Despite the appeared futility of working to achieve one’s dreams, a key feature of the American Dream is the hope in overcoming obstacles. However, even hope can still lead to depression if one’s perceived needs are not met. Oettingen and Mayer from the University of Hamburg studied the link between having too much hope and depression “to understand how student populations can be simultaneously more depressed and more aspirational than ever” and found that “when educational aspirations exceed educational expectation” students with “a greater discrepancy between … aspiration and expectation was associated with greater depression” (qtd. in Greenaway). This tendency to hope high and predict low termed “quixotic hope” creates a mindset where any positive outcome is met with disappointment. If it is allowed to continue, this mentality develops depression from the overall inability to feel happy. In Death of a Salesman, Willy believes that “the man who makes an appearance in the business world, the man who creates personal interest, is the man who gets ahead” and attributes likability as the cause of Dave Singleman’s success. Willy’s beliefs stemming from his quixotic hope cause his refusal to accept reality and end with him creating illusions to cope with his disappointment. An example of this is after Biff’s meeting with Bill Oliver about becoming a proper salesman, the encounter ending with Biff stealing Oliver’s fountain pen. When trying to explain the series of events to Willy, Biff is continuously interrupted until he finally said, “Dad, you’re not letting me tell you what I want to tell you” (Miller, 85). This statement causes Willy to become angry then enter a dissociative episode. Willy’s practice of being overly hopeful is seen repeatedly in the play and always ends in anger followed by him retreating into his memories. Willy’s response of “Maladaptive anger… can contribute to feeling victimized, sulky, or stuck in a feeling of being wronged. … dragging [him] down and deeper into a state of anxiety or depression” (Firestone). Quixotic hope leading to feelings of dissatisfaction can create a state of mind where depression thrives causing the lives of students and the Loman family to be negatively affected.

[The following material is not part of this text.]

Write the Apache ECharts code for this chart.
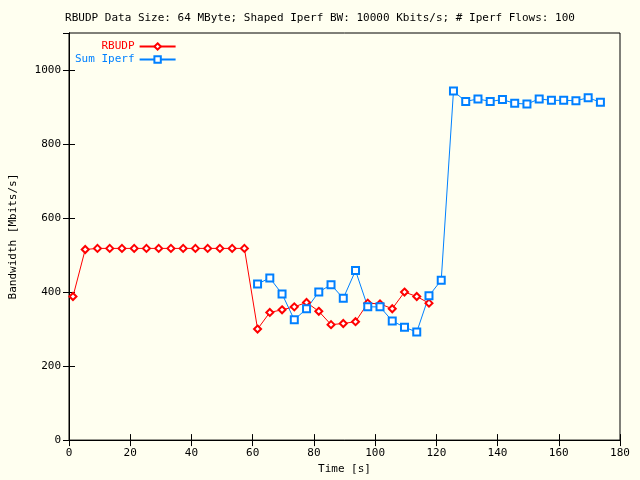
<!DOCTYPE html><html><head><meta charset="utf-8"><script src="https://cdn.jsdelivr.net/npm/echarts@6/dist/echarts.min.js"></script></head><body style="margin:0;background:#fffff0"><div id="c" style="width:640px;height:480px"></div><script>
const rbudpT=[1.3,5.3,9.3,13.3,17.3,21.3,25.3,29.3,33.3,37.3,41.3,45.3,49.3,53.3,57.3,61.6,65.6,69.6,73.6,77.6,81.6,85.6,89.6,93.6,97.6,101.6,105.6,109.6,113.6,117.6];
const rbudpV=[388,515,518,518,518,518,518,518,518,518,518,518,518,518,518,300,345,352,360,372,348,312,315,320,370,368,355,400,388,370];
const iperfT=[61.6,65.6,69.6,73.6,77.6,81.6,85.6,89.6,93.6,97.6,101.6,105.6,109.6,113.6,117.6,121.6,125.6,129.6,133.6,137.6,141.6,145.6,149.6,153.6,157.6,161.6,165.6,169.6,173.6];
const iperfV=[422,438,395,325,355,400,420,383,458,360,360,322,305,292,390,432,943,915,922,915,920,910,908,922,918,918,917,925,913];
const font='DejaVu Sans Mono';
const pair=(t,v)=>t.map((x,i)=>[x,v[i]]);
const ax={axisLine:{show:true,lineStyle:{color:'#000'}},axisTick:{inside:true,length:6,lineStyle:{color:'#000'}},splitLine:{show:false}};
echarts.init(document.getElementById('c')).setOption({
backgroundColor:'#fffff0',animation:false,
title:{text:'RBUDP Data Size: 64 MByte; Shaped Iperf BW: 10000 Kbits/s; # Iperf Flows: 100',left:'center',top:8,textStyle:{fontFamily:font,fontSize:11,fontWeight:'normal',color:'#000'}},
legend:{orient:'vertical',left:70,top:36,itemGap:2,itemWidth:36,itemHeight:8,textStyle:{fontFamily:font,fontSize:11},align:'right',
data:[{name:'RBUDP',textStyle:{color:'#ff0000'}},{name:'Sum Iperf',textStyle:{color:'#0080ff'}}]},
grid:{left:67,right:20,top:33,bottom:34,show:true,borderColor:'#000',borderWidth:1,backgroundColor:'transparent'},
xAxis:[{type:'value',min:0,max:180,interval:20,name:'Time [s]',nameLocation:'middle',nameGap:20,nameTextStyle:{fontFamily:font,fontSize:11,color:'#000'},
axisLabel:{fontFamily:font,fontSize:11,color:'#000'},...ax},
{type:'value',position:'top',min:0,max:180,interval:20,axisLabel:{show:false},...ax}],
yAxis:[{type:'value',min:0,max:1100,interval:200,name:'Bandwidth [Mbits/s]',nameLocation:'middle',nameGap:50,nameTextStyle:{fontFamily:font,fontSize:11,color:'#000'},
axisLabel:{fontFamily:font,fontSize:11,color:'#000',showMaxLabel:false,formatter:v=>String(v)},...ax},
{type:'value',position:'right',min:0,max:1100,interval:200,axisLabel:{show:false},...ax}],
series:[
{name:'RBUDP',type:'line',data:pair(rbudpT,rbudpV),color:'#ff0000',symbol:'emptyDiamond',symbolSize:7,lineStyle:{width:1},itemStyle:{borderWidth:1}},
{name:'Sum Iperf',type:'line',data:pair(iperfT,iperfV),color:'#0080ff',symbol:'emptyRect',symbolSize:7,lineStyle:{width:1},itemStyle:{borderWidth:1.5}}
]});
</script></body></html>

The third main factor contributing from the rise in depression is youth lacking a core identity. A study performed on Ph.D. students by researcher Sarah Bentley discovered that “students who only were able to draw on a single student identity expressed high levels of uncertainty and difficulties in … understanding what their Ph.D. was for” meaning youth without the background to create identities as multifaceted individuals are unable to establish themselves outside their roles as students. This lack of a sense of self creates youth who struggle to discover their true selves and thus prone to developing depression from that struggle. In connection to Death of a Salesman, Willy Loman prides himself on being a salesman, but his pride blinds him to his accomplishments outside his job. For example, while talking to Charley, Willy says, “A man who can’t handle tools is not a man” (Miller, 30) when referring to the work he has put into his house and is clearly at his happiest when he works with his hands. However, Willy’s pride as a salesman prevents him from fully appreciating his achievements because “even [his father] was better than a carpenter” and so he ignores a large part of himself that contributes to his overall identity; from this Willy suffers identity loss without his job and is unable to recover, leading to his death. Ultimately, an identity is what makes a person able to live a fulfilling life and without such a guideline, there can be no happiness only rampant depression.

In Arthur Miller’s play Death of a Salesman, Willy Loman aspires to be a great salesman because he attributes having a job in the business industry to success based on role models found in his life: his father, Dave Singleman, and his friend Charley. Willy’s unwavering belief in this idea forces him to chase the American Dream with his quixotic hope but becoming depressed from his stationary socioeconomic status, discrepancies between his dreams and reality, and his identity loss after he fails to achieve his dreams of becoming a good salesman. Youth today often find themselves depressed for the same reasons as Willy Loman leading one to believe that the subtext in Miller’s play – that society is fundamentally flawed – is as true today as it was over seventy years ago when the play was written.